Ohio State University and the Annenberg Public Policy Center at the University of Pennsylvania surveyed gun violence in top-grossing movies, finding that the frequency of gun violence had more than tripled in PG-13 films since 1985. The PG-13 rating was introduced in 1984.

Gun violence in PG-13 movies has rivaled the frequency of gun violence in R-rated movies since 2009, and actually surpassed it in 2012, according to the study.

Researchers examined a total of 945 films, drawing from the 30 top-grossing movies from 1950 through 2012. The study focuses on sequences involving "the firing of hand-held guns with the intent to harm or kill a living being."

The study, which included animated films, did not judge whether the representations of gun violence were cautionary in message or not. It also analyzed only a snapshot of the most popular films at the box office, suggesting it said as much about audience tastes as Hollywood's output.

Foreign students a record

NEW YORK -- The number of international students studying at U.S. colleges and universities rose to a record high last year, according to a new study.

The private University of Southern California was their most popular destination, with 9,840 international students, according to the survey conducted by the New York nonprofit Institute of International Education, in partnership with the U.S. State Department. USC has had the largest number of foreign students for a dozen years in a row.

Overall, the number of international students in U.S. institutions increased by about 7 percent last year, to nearly 820,000. The largest group came from China, which sent about 236,000 students, nearly double the number of students from India, the second-largest group.

Musician tied to killings

NEW YORK -- A gunman who killed three Iranian indie rock musicians and injured a fourth person inside a Brooklyn apartment Monday before killing himself was upset because he had been kicked out of another band last year, police said.

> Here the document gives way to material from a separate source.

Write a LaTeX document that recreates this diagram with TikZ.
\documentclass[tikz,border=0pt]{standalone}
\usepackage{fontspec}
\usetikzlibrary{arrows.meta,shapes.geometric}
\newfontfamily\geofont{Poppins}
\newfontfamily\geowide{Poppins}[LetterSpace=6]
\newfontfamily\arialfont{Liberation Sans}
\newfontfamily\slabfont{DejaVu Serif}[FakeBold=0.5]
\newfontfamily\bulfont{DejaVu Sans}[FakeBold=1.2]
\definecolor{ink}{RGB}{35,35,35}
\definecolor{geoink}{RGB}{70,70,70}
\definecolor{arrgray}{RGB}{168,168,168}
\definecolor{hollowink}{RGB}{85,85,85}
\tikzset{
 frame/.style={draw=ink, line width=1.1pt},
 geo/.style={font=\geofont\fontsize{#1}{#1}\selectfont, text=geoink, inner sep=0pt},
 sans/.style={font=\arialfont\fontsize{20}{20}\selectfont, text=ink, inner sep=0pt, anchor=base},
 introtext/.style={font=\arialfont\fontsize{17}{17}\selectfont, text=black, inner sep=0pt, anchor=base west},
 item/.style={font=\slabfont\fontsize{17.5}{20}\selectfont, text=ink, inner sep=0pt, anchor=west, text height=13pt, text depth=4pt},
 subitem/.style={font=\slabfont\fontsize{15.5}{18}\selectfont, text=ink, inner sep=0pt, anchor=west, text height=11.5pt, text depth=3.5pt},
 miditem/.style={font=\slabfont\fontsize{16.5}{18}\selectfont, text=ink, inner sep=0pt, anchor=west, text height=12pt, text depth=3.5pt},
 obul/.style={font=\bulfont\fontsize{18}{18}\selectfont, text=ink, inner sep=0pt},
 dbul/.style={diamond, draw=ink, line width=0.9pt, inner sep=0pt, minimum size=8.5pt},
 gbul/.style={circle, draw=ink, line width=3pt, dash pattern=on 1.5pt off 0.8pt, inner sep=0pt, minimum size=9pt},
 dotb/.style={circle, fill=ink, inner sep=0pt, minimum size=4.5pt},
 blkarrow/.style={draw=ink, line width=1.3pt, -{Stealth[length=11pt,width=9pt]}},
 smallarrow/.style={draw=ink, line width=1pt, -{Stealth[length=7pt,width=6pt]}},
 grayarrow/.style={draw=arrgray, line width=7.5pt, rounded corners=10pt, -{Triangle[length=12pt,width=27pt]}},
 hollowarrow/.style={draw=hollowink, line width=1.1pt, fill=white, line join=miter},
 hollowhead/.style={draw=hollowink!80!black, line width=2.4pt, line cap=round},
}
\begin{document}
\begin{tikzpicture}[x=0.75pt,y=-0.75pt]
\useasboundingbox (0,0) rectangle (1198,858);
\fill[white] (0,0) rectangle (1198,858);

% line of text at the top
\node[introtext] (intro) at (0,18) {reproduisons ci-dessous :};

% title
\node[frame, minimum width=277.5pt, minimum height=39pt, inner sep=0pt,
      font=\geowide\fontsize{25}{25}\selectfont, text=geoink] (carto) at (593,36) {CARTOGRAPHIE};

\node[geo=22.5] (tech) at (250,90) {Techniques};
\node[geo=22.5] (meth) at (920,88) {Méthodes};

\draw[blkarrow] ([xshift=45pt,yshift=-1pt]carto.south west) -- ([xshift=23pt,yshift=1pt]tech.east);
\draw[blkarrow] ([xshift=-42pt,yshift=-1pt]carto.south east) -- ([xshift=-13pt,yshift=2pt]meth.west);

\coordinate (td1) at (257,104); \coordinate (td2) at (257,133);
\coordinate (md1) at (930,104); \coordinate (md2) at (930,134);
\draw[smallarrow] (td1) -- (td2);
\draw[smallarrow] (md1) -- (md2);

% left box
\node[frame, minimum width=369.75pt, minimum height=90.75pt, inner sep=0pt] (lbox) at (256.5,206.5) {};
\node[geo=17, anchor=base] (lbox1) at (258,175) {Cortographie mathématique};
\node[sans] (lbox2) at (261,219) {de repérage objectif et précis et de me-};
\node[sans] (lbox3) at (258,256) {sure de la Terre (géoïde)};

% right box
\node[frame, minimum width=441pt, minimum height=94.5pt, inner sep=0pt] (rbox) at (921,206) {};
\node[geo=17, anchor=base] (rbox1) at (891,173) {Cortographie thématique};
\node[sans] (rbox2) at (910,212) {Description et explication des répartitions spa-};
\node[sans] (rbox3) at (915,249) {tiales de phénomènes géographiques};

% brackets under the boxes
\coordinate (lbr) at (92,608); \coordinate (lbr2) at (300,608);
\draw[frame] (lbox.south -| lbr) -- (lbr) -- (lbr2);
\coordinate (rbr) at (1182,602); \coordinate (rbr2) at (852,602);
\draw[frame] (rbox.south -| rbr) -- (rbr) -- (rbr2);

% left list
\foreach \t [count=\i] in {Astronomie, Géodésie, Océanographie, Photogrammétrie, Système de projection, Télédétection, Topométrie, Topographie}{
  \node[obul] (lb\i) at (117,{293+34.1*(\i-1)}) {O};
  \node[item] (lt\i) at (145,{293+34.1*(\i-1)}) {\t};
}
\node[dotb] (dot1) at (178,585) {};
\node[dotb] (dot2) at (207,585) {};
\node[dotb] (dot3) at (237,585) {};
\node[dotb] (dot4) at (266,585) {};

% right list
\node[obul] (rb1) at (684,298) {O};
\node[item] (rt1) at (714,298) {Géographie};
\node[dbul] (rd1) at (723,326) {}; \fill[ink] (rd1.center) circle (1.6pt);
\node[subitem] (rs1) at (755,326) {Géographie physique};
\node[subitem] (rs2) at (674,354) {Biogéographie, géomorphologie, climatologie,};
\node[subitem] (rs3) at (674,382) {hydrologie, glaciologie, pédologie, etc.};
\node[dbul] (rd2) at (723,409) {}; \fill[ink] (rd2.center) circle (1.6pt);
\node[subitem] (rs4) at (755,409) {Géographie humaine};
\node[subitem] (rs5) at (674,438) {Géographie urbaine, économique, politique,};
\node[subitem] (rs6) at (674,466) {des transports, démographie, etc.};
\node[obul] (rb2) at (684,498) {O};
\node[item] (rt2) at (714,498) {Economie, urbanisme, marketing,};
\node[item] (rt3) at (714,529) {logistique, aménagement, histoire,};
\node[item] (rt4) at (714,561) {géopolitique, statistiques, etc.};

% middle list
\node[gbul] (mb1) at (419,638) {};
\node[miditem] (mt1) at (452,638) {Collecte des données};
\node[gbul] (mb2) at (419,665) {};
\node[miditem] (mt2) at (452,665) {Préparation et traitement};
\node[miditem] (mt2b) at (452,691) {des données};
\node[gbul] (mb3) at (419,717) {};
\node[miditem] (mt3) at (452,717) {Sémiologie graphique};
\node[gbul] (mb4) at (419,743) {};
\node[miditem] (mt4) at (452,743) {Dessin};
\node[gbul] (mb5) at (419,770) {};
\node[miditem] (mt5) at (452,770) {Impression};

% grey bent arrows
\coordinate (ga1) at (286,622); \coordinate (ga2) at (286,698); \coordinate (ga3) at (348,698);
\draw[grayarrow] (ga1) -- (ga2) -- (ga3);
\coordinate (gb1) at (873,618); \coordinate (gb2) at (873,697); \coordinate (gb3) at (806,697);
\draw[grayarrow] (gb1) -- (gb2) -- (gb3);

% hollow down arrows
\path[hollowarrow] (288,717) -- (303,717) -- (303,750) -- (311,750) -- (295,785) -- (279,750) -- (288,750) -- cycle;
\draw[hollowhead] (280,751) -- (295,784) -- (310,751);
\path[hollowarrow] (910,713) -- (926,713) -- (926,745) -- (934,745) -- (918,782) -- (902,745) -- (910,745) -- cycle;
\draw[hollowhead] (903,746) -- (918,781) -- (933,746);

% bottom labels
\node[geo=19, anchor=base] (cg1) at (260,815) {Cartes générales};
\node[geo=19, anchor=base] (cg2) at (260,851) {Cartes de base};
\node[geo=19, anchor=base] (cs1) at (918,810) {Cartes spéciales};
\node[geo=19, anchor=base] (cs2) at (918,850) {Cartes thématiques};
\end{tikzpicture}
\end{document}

Ali Akbar Mahammadi Rafie, 29, killed himself on the roof after struggling with a member of his former band, the Free Keys, police said. Investigators believe a guitar case found on an adjoining roof may have been used to carry the assault rifle used in the attack. Police also suspect the shooter and his former Free Keys bandmates may have had an argument over money.

Two victims were brothers and members of the Yellow Dogs, a band that came to the U.S. from Iran three years ago after appearing in a film about the underground music scene there, according to band manager Ali Salehezadeh. The third person killed was a musician but not in the Yellow Dogs band.

Texas shooting arrests

HOUSTON -- Two men were arrested Monday in the shootings at a birthday party that left two dead and 19 hurt.

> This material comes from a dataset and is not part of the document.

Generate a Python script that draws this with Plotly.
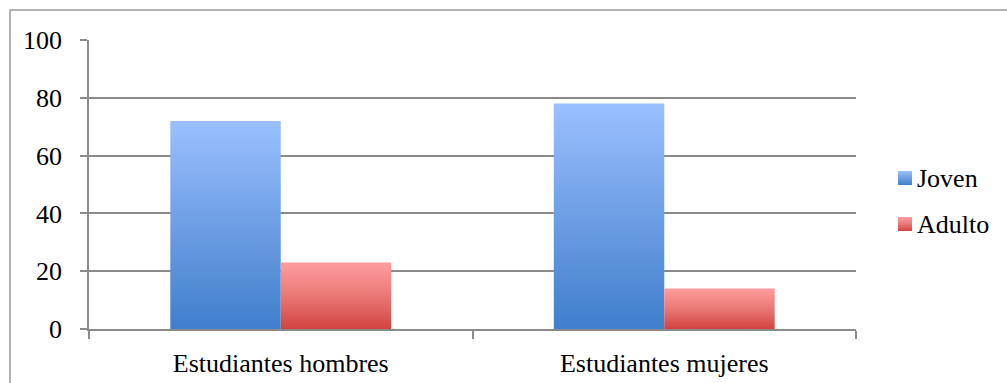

Willie Young, 21, and Randy Stewart, 18, were charged in the shootings in suburban Cypress, Texas, according to Harris County sheriff's officials.

The shootings were reported shortly before 11 p.m. Saturday at an 18th birthday party in Cypress, about 30 miles northwest of Houston. Harris County Sheriff Adrian Garcia said more than 100 people showed up after the party was advertised on social media, and that the two suspects eluded a bouncer, entered the home and started shooting, apparently unprovoked.